Sometimes one would like a quiet space. In Glasgow this is easy, the old nickname for the City is “Dear Green Place” due to the number of parks and gardens within the City boundary so you are never far from a little but of nature. I recently took my camera to the Necropolis (Victorian “City of the Dead” where all the great and good were buried), which some might say is a little bit of a strange way to pass the time, but a wander around this cemetery is far from dismal or spooky as it has some fascinating architectural monuments and wonderful views over the city. If you are lucky you may even run into some of the resident deer, though they were proving to be a little elusive on my visit! I love the care and attention to detail seen in the architectural and monumental masonry, there are some delicate inscriptions and bold columns carved with everything from Greek acanthus leaves to Egyptian eyes.
There is a lot of information on the Glasgow Necropolis in the Glasgow City Council Necropolis Heritage Trail, and the Friends of the Necropolis website.
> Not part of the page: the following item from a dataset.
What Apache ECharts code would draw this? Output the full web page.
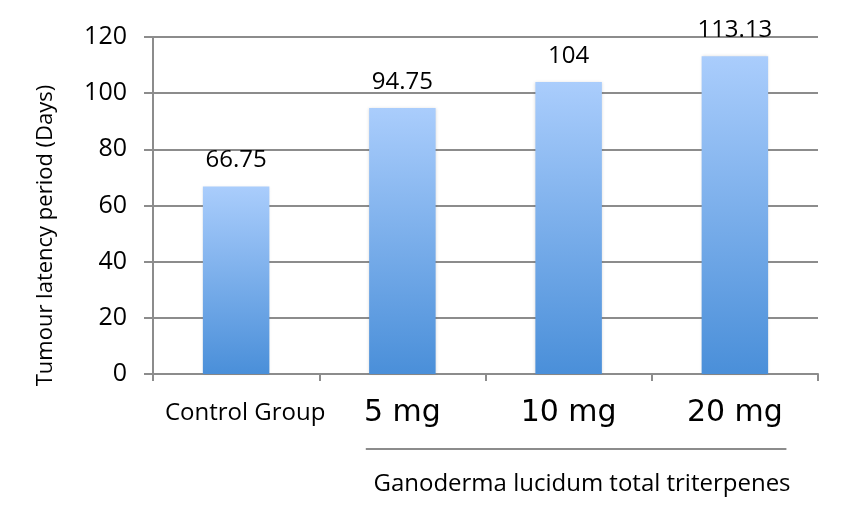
<!DOCTYPE html>
<html>
<head>
<meta charset="utf-8">
<script src="https://cdn.jsdelivr.net/npm/echarts@6/dist/echarts.min.js"></script>
<style>html,body{margin:0;padding:0;background:#fff}#c{width:850px;height:512px}</style>
</head>
<body>
<div id="c"></div>
<script>
const categories = ['Control Group', '5 mg', '10 mg', '20 mg'];
const values = [66.75, 94.75, 104, 113.13];
const labels = ['66.75', '94.75', '104', '113.13'];
const yTicks = [0, 20, 40, 60, 80, 100, 120];
const yTitle = 'Tumour latency period (Days)';
const groupTitle = 'Ganoderma lucidum total triterpenes';
const groupFrom = '5 mg', groupTo = '20 mg';

const chart = echarts.init(document.getElementById('c'), null, {renderer: 'canvas'});
const option = {
  backgroundColor: '#fff',
  animation: false,
  grid: {left: 153, right: 32, top: 37, bottom: 138, containLabel: false},
  xAxis: {
    type: 'category',
    data: categories,
    axisLine: {lineStyle: {color: '#8c8c8c', width: 2}},
    axisTick: {show: true, length: 7, lineStyle: {color: '#8c8c8c', width: 2}},
    axisLabel: {
      margin: 24,
      formatter: function (v) { return v === 'Control Group' ? '{a|' + v + '}' : '{b|' + v + '}'; },
      rich: {
        a: {fontFamily: 'Open Sans', fontSize: 24, color: '#000', padding: [3, 0, 0, 18]},
        b: {fontFamily: 'DejaVu Sans', fontSize: 30, color: '#000'}
      }
    }
  },
  yAxis: {
    type: 'value',
    min: yTicks[0], max: yTicks[yTicks.length - 1], interval: yTicks[1] - yTicks[0],
    name: yTitle,
    nameLocation: 'middle',
    nameGap: 96,
    nameTextStyle: {fontFamily: 'Open Sans', fontSize: 22, color: '#000', padding: [0, 60, 0, 0]},
    axisLine: {show: true, lineStyle: {color: '#8c8c8c', width: 2}},
    axisTick: {show: true, length: 9, lineStyle: {color: '#8c8c8c', width: 2}},
    axisLabel: {margin: 26, fontFamily: 'Open Sans', fontSize: 25, color: '#000'},
    splitLine: {lineStyle: {color: '#8c8c8c', width: 2}}
  },
  series: [{
    type: 'bar',
    data: values,
    barWidth: '40%',
    itemStyle: {
      color: new echarts.graphic.LinearGradient(0, 0, 0, 1, [
        {offset: 0, color: '#aacdfc'},
        {offset: 1, color: '#4a8fd9'}
      ]),
      shadowColor: 'rgba(0,0,0,0.15)', shadowBlur: 3
    },
    label: {
      show: true, position: 'top', distance: 14,
      formatter: function (p) { return labels[p.dataIndex]; },
      fontFamily: 'Open Sans', fontSize: 24, color: '#000'
    }
  }]
};
chart.setOption(option);

const xFrom = chart.convertToPixel({xAxisIndex: 0}, groupFrom);
const xTo = chart.convertToPixel({xAxisIndex: 0}, groupTo);
const band = chart.convertToPixel({xAxisIndex: 0}, categories[1]) - chart.convertToPixel({xAxisIndex: 0}, categories[0]);
const x1 = xFrom - band * 0.22, x2 = xTo + band * 0.31;
chart.setOption({
  graphic: [
    {type: 'line', shape: {x1: x1, y1: 449, x2: x2, y2: 449}, style: {stroke: '#8c8c8c', lineWidth: 2}},
    {type: 'text', x: 582, y: 484, style: {text: groupTitle, fontFamily: 'Open Sans', fontSize: 24, fill: '#000', align: 'center', verticalAlign: 'middle'}}
  ]
});
</script>
</body>
</html>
You can often pick up paper versions of the heritage trail from nearby public libraries (try GOMA Library in Queen Street within the City Centre, after a nosey at the art upstairs), or the Tourist Information Centre (now located on Buchanan Street).
When you are finished your wander around the Necropolis, a pleasant place to sit is the Zen Garden designed in 1993 by Yasutaro Tanaka. It sits in the grounds of the Saint Mungo Museum of religious life which houses a fascinating collection of paintings and objects from all over the world and celebrates the diversity of Glasgow’s cultural heritage and population. One can even take tea in the zen garden on a sunny day, as there is a restful cafe in the museum.